The original cause of the protests this summer came as a result of a China-sponsored extradition bill that would have required suspects of criminal activities to be remanded to mainland China. While this may seem innocuous to those not familiar with Hong Kong law, the bill in effect would have extended the long-arm of the Chinese controlled communist party courts to Hong Kong, still lauded for its UK-based rule of law. Not only would it have exposed Hong Kong citizens to the totalitarian court system in China, it could enhance the influence of mainland Chinese law and governance on the self-governed territory of Hong Kong.
Beyond this spark which led to the daily protest fire in recent months, The Economist noted that, “activists are [now] renewing demands for greater democracy in the territory.” In recent weeks, as Surplus Record goes to press, the protests have continued, in certain cases magnifying with labor walk outs as well (i.e., employees “calling in sick”.)

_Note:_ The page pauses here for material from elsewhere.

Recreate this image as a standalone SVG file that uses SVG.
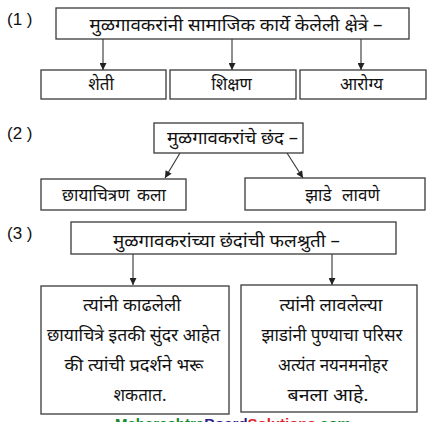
<svg xmlns="http://www.w3.org/2000/svg" width="435" height="422" viewBox="0 0 435 422">
<defs>
<marker id="ah" viewBox="0 0 10 10" refX="10" refY="5" markerWidth="9" markerHeight="7" markerUnits="userSpaceOnUse" orient="auto">
<path d="M0,0 L10,5 L0,10 Z" fill="#222"/>
</marker>
<style>
.box{fill:#fff;stroke:#3a3a3a;stroke-width:1.3}
.t{font-family:"Noto Sans Devanagari","Noto Sans","DejaVu Sans",sans-serif;font-size:17px;fill:#111;text-anchor:middle}
.num{font-family:"Liberation Sans",Arial,sans-serif;font-size:17px;fill:#111}
.c{stroke:#333;stroke-width:1.1;fill:none;marker-end:url(#ah)}
.wm{font-family:"Liberation Sans",Arial,sans-serif;font-size:15px;font-weight:bold}
</style>
</defs>
<rect width="435" height="422" fill="#fff"/>

<text class="num" x="7" y="25">(1 )</text>
<text class="num" x="7" y="139">(2 )</text>
<text class="num" x="7" y="239">(3 )</text>

<g id="connectors">
<line class="c" x1="103" y1="39" x2="103" y2="70"/>
<line class="c" x1="232" y1="39" x2="232" y2="70"/>
<line class="c" x1="361" y1="39" x2="361" y2="70"/>
<line class="c" x1="180" y1="153" x2="165" y2="178"/>
<line class="c" x1="287" y1="153" x2="303" y2="178"/>
<line class="c" x1="133" y1="254" x2="133" y2="285"/>
<line class="c" x1="332" y1="254" x2="332" y2="285"/>
</g>

<g id="n1">
<rect class="box" x="56" y="8" width="353" height="31"/>
<text class="t" x="236" y="31" textLength="293" lengthAdjust="spacingAndGlyphs">मुळगावकरांनी सामाजिक कार्ये केलेली क्षेत्रे –</text>
</g>
<g id="n1a">
<rect class="box" x="41" y="70" width="125" height="29"/>
<text class="t" x="101" y="90">शेती</text>
</g>
<g id="n1b">
<rect class="box" x="170" y="70" width="126" height="29"/>
<text class="t" x="231.5" y="90">शिक्षण</text>
</g>
<g id="n1c">
<rect class="box" x="300" y="70" width="126" height="29"/>
<text class="t" x="361.5" y="90" textLength="43" lengthAdjust="spacingAndGlyphs">आरोग्य</text>
</g>

<g id="n2">
<rect class="box" x="154" y="123" width="149" height="30"/>
<text class="t" x="232.5" y="144" textLength="131" lengthAdjust="spacingAndGlyphs">मुळगावकरांचे छंद –</text>
</g>
<g id="n2a">
<rect class="box" x="41" y="179" width="145" height="31"/>
<text class="t" x="114" y="201" word-spacing="3">छायाचित्रण कला</text>
</g>
<g id="n2b">
<rect class="box" x="245" y="178" width="180" height="32"/>
<text class="t" x="342.5" y="201" word-spacing="6">झाडे लावणे</text>
</g>

<g id="n3">
<rect class="box" x="71" y="222" width="325" height="32"/>
<text class="t" x="226.5" y="247" textLength="227" lengthAdjust="spacingAndGlyphs">मुळगावकरांच्या छंदांची फलश्रुती –</text>
</g>
<g id="n3a">
<rect class="box" x="41" y="286" width="188" height="128"/>
<text class="t" x="132" y="311" textLength="98" lengthAdjust="spacingAndGlyphs">त्यांनी काढलेली</text>
<text class="t" x="133.5" y="341" textLength="173" lengthAdjust="spacingAndGlyphs">छायाचित्रे इतकी सुंदर आहेत</text>
<text class="t" x="134" y="371" textLength="139" lengthAdjust="spacingAndGlyphs">की त्यांची प्रदर्शने भरू</text>
<text class="t" x="140" y="401">शकतात.</text>
</g>
<g id="n3b">
<rect class="box" x="241" y="285" width="176" height="127"/>
<text class="t" x="331" y="311" textLength="103" lengthAdjust="spacingAndGlyphs">त्यांनी लावलेल्या</text>
<text class="t" x="332" y="341" textLength="141" lengthAdjust="spacingAndGlyphs">झाडांनी पुण्याचा परिसर</text>
<text class="t" x="333" y="371" textLength="110" lengthAdjust="spacingAndGlyphs">अत्यंत नयनमनोहर</text>
<text class="t" x="328" y="401" textLength="81" lengthAdjust="spacingAndGlyphs">बनला आहे.</text>
</g>

<text class="wm" x="115" y="429"><tspan fill="#13892b">Maharashtra</tspan><tspan fill="#2b1a8c">Board</tspan><tspan fill="#e0202a">Solutions</tspan><tspan fill="#13892b">.com</tspan></text>
</svg>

Whether Hong Kong retains its independent judiciary and financial system with increased Chinese scrutiny, influence and control is difficult to answer – with the protests essentially serving as a proxy for. Of course if the protests result in a militant Chinese crackdown like the massacre of democracy protesters at Tiananmen Square in 1989, the situation could spill over into an international relations crisis for China, fueling continued tensions between the superpower of the East and the rest of the world.
More tactically, we believe that U.S. manufacturers should follow the situation closely as it represents yet another example of potential increased supply and trade risk with China, this time from a capital markets perspective. Consider, as The Economist, suggests, that “with or without bloodshed, an intervention would undermine business confidence in Hong Kong and with it the fortunes of the main Chinese companies that rely on its stock market to raise capital.”
Perhaps this should be yet another reason for manufacturers to decrease and de-risk their dependency on Chinese supply chains, tariffs or no tariffs.